SCIENCE IN THE NEWS DAILY
Lab Toys: How Does Cage Enrichment Affect Rodents?
from the Scientist
In a room full of clinical veterinarians and animal-care technicians, everybody is about to play a game. ... Each of the 15 or 20 teams will receive a species designation (monkey, mouse, rabbit, dog, pig, rat), a piece of posterboard, a magic marker, and an index card that describes a study using that species. ... Teams will then have about 30 minutes to think up and draw some device or toy that improves the cage environment for the animals in a manner appropriate for each species--an activity that generally falls under the heading of "enrichment." ...
The general reasoning behind enrichment is that it will improve the welfare of animals in captivity. There's been little systematic study, though, of how specific enrichment practices affect lab animals--arguably less for rodents (the vast majority of animals used in research) than for other species, such as primates and dogs, for which some basic enrichment practices have generally been required by law in most countries.

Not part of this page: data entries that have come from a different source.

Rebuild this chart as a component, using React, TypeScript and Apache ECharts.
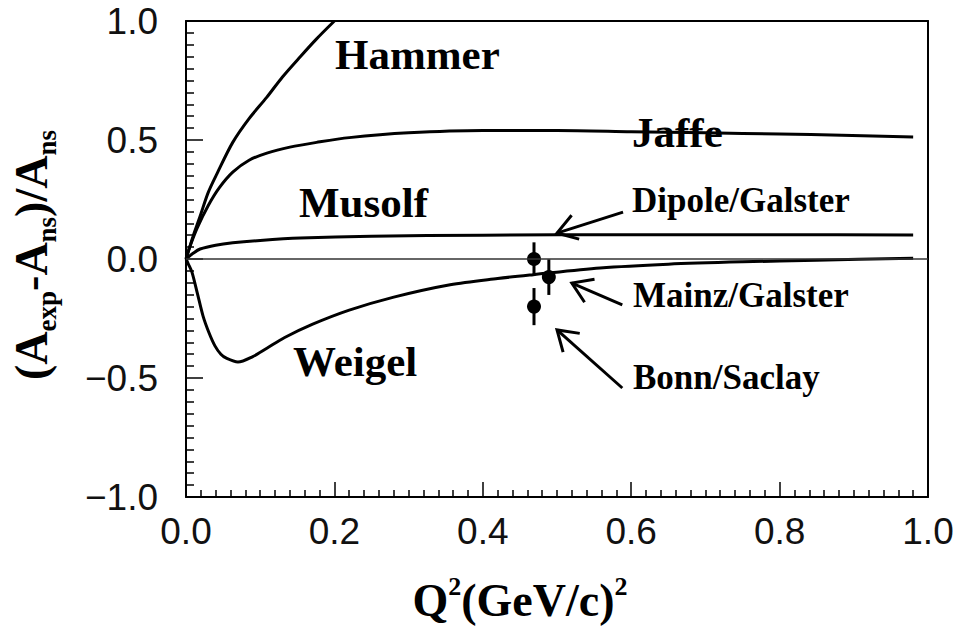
import React, { useEffect, useRef } from "react";
import * as echarts from "echarts";

// ---- data (Q^2 in (GeV/c)^2, asymmetry ratio) ----
const hammer: number[][] = [
  [0, 0], [0.005, 0.05], [0.01, 0.1], [0.019, 0.18], [0.03, 0.28], [0.042, 0.36],
  [0.063, 0.49], [0.085, 0.59], [0.109, 0.68], [0.13, 0.765], [0.154, 0.85],
  [0.176, 0.925], [0.2, 1.0],
];
const jaffe: number[][] = [
  [0, 0], [0.005, 0.05], [0.015, 0.13], [0.03, 0.225], [0.045, 0.3], [0.063, 0.365],
  [0.085, 0.415], [0.109, 0.445], [0.14, 0.47], [0.176, 0.49], [0.22, 0.51],
  [0.3, 0.53], [0.4, 0.54], [0.5, 0.54], [0.6, 0.535], [0.7, 0.53], [0.8, 0.525],
  [0.884, 0.52], [0.98, 0.513],
];
const dipole: number[][] = [
  [0, 0], [0.01, 0.025], [0.019, 0.042], [0.04, 0.058], [0.063, 0.068], [0.1, 0.078],
  [0.154, 0.088], [0.25, 0.096], [0.4, 0.1], [0.6, 0.102], [0.8, 0.102], [0.98, 0.101],
];
const weigel: number[][] = [
  [0, 0], [0.003, -0.02], [0.008, -0.055], [0.015, -0.14], [0.023, -0.24],
  [0.031, -0.31], [0.039, -0.365], [0.047, -0.4], [0.055, -0.418], [0.07, -0.433],
  [0.09, -0.41], [0.109, -0.375], [0.133, -0.33], [0.17, -0.275], [0.22, -0.215],
  [0.28, -0.16], [0.356, -0.108], [0.42, -0.082], [0.468, -0.066], [0.558, -0.038],
  [0.65, -0.022], [0.75, -0.012], [0.85, -0.005], [0.98, 0.003],
];
// [Q2, value, error]
const measurements: number[][] = [
  [0.469, 0.0, 0.07],
  [0.489, -0.076, 0.075],
  [0.469, -0.2, 0.078],
];

// curve names and their text positions (layout)
const curveLabels = [
  { text: "Hammer", x: 335, y: 54, size: 43 },
  { text: "Jaffe", x: 632, y: 132, size: 43 },
  { text: "Musolf", x: 299, y: 202, size: 43 },
  { text: "Weigel", x: 293, y: 361, size: 43 },
  { text: "Dipole/Galster", x: 632, y: 200, size: 35 },
  { text: "Mainz/Galster", x: 633, y: 295, size: 35 },
  { text: "Bonn/Saclay", x: 633, y: 377, size: 35 },
];

// arrows in data coordinates: [tailX, tailY, tipX, tipY]
const arrows: number[][] = [
  [0.589, 0.197, 0.5, 0.109],
  [0.588, -0.193, 0.52, -0.101],
  [0.588, -0.542, 0.5, -0.298],
];

const SERIF = "'Liberation Serif', 'Times New Roman', serif";
const SANS = "'Liberation Sans', Arial, sans-serif";

const fmt = (v: number) => v.toFixed(1).replace("-", "\u2212");

const tickStyle = { color: "#000", width: 1.5 };

export default function App() {
  const ref = useRef<HTMLDivElement>(null);
  useEffect(() => {
    if (!ref.current) return;
    const chart = echarts.init(ref.current, undefined, { renderer: "svg" });
    const lineSeries = (name: string, data: number[][], extra: any = {}) => ({
      name,
      type: "line",
      data,
      showSymbol: false,
      smooth: 0.3,
      clip: true,
      lineStyle: { color: "#000", width: 3 },
      silent: true,
      ...extra,
    });
    const frameAxis = (position: string) => ({
      type: "value", position, min: position === "top" ? 0 : -1, max: 1,
      axisLine: { show: true, onZero: false, lineStyle: { color: "#000", width: 2 } },
      axisTick: { show: false }, axisLabel: { show: false }, splitLine: { show: false },
    });
    chart.setOption({
      animation: false,
      backgroundColor: "#fff",
      grid: { left: 186, top: 21, width: 742, height: 476, show: false },
      xAxis: [
        {
          type: "value", position: "bottom", min: 0, max: 1, interval: 0.2,
          axisLine: { show: true, onZero: false, lineStyle: { color: "#000", width: 2 } },
          axisTick: { show: true, inside: true, length: 15, lineStyle: tickStyle },
          minorTick: { show: true, splitNumber: 10, length: 7, lineStyle: tickStyle },
          splitLine: { show: false },
          minorSplitLine: { show: false },
          axisLabel: { show: true, formatter: fmt, fontFamily: SANS, fontSize: 37, color: "#111", margin: 16 },
        },
        frameAxis("top"),
      ],
      yAxis: [
        {
          type: "value", position: "left", min: -1, max: 1, interval: 0.5,
          axisLine: { show: true, onZero: false, lineStyle: { color: "#000", width: 2 } },
          axisTick: { show: true, inside: true, length: 17, lineStyle: tickStyle },
          minorTick: { show: true, splitNumber: 10, length: 8, lineStyle: tickStyle },
          splitLine: { show: false },
          minorSplitLine: { show: false },
          axisLabel: { show: true, formatter: fmt, fontFamily: SANS, fontSize: 37, color: "#111", margin: 28 },
        },
        frameAxis("right"),
      ],
      series: [
        lineSeries("Hammer", hammer),
        lineSeries("Jaffe", jaffe),
        lineSeries("Dipole/Galster", dipole, {
          markLine: {
            silent: true, symbol: "none", label: { show: false },
            lineStyle: { color: "#333", width: 1.5, type: "solid" },
            data: [{ yAxis: 0 }],
          },
        }),
        lineSeries("Weigel", weigel),
        {
          name: "errors",
          type: "custom",
          data: measurements,
          encode: { x: 0, y: 1 },
          silent: true,
          renderItem: (_p: any, api: any) => {
            const x = api.value(0), y = api.value(1), e = api.value(2);
            const a = api.coord([x, y + e]);
            const b = api.coord([x, y - e]);
            return {
              type: "line",
              shape: { x1: a[0], y1: a[1], x2: b[0], y2: b[1] },
              style: { stroke: "#000", lineWidth: 3 },
            };
          },
          z: 3,
        },
        {
          name: "data",
          type: "scatter",
          data: measurements.map((m) => [m[0], m[1]]),
          symbol: "circle",
          symbolSize: 14,
          itemStyle: { color: "#000", opacity: 1 },
          silent: true,
          z: 4,
        },
      ],
    });

    const graphics: any[] = [];
    curveLabels.forEach((l) => {
      graphics.push({
        type: "text", x: l.x, y: l.y, silent: true,
        style: {
          text: l.text, fill: "#000", fontFamily: SERIF, fontWeight: "bold",
          fontSize: l.size, textAlign: "left", textVerticalAlign: "middle",
        },
      });
    });
    const headLen = 23, half = (33 * Math.PI) / 180;
    arrows.forEach((a) => {
      const tail = chart.convertToPixel({ gridIndex: 0 }, [a[0], a[1]]) as number[];
      const tip = chart.convertToPixel({ gridIndex: 0 }, [a[2], a[3]]) as number[];
      const ang = Math.atan2(tail[1] - tip[1], tail[0] - tip[0]);
      const h1 = [tip[0] + headLen * Math.cos(ang + half), tip[1] + headLen * Math.sin(ang + half)];
      const h2 = [tip[0] + headLen * Math.cos(ang - half), tip[1] + headLen * Math.sin(ang - half)];
      graphics.push({
        type: "polyline", silent: true,
        shape: { points: [tail, tip] },
        style: { stroke: "#000", lineWidth: 3, fill: null },
      });
      graphics.push({
        type: "polyline", silent: true,
        shape: { points: [h1, tip, h2] },
        style: { stroke: "#000", lineWidth: 3, fill: null },
      });
    });
    // y-axis title
    graphics.push({
      type: "text", x: 31, y: 255, rotation: Math.PI / 2, silent: true,
      style: {
        text: "{m|(A}{s|exp}{m|-A}{s|ns}{m|)/A}{s|ns}",
        textAlign: "center", textVerticalAlign: "middle", fill: "#000",
        rich: {
          m: { fontFamily: SERIF, fontWeight: "bold", fontSize: 46, lineHeight: 46, verticalAlign: "top" },
          s: { fontFamily: SERIF, fontWeight: "bold", fontSize: 27, lineHeight: 27, padding: [25, 0, 0, 0], verticalAlign: "top" },
        },
      },
    });
    // x-axis title
    graphics.push({
      type: "text", x: 520, y: 598, silent: true,
      style: {
        text: "{m|Q}{p|2}{m|(GeV/c)}{p|2}",
        textAlign: "center", textVerticalAlign: "middle", fill: "#000",
        rich: {
          m: { fontFamily: SERIF, fontWeight: "bold", fontSize: 46, lineHeight: 50, verticalAlign: "bottom" },
          p: { fontFamily: SERIF, fontWeight: "bold", fontSize: 26, lineHeight: 26, verticalAlign: "top" },
        },
      },
    });
    chart.setOption({ graphic: graphics });
    return () => chart.dispose();
  }, []);
  return (
    <div
      ref={ref}
      style={{ position: "fixed", left: 0, top: 0, width: 963, height: 629, background: "#fff" }}
    />
  );
}
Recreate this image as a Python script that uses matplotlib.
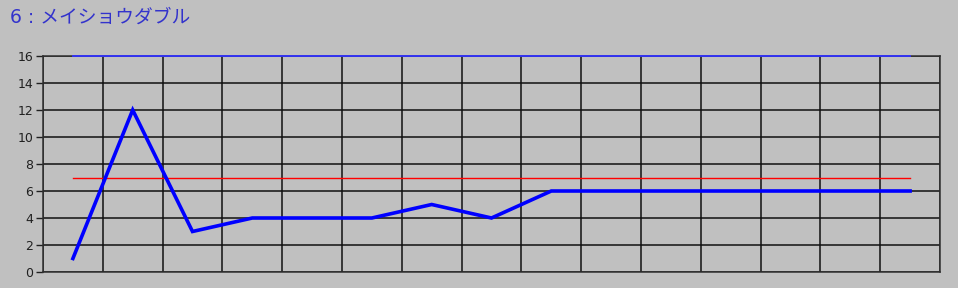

The European Union is debating changes to a directive on laboratory animal care that would mandate specific rodent enrichments; so far there are no such stipulations in the United States. "Mice and rats were left in the dark," says Michele Cunneen, founder and president of Animal Research Consulting, a Massachusetts-based company that sets up animal research facilities primarily for start-up biotech companies.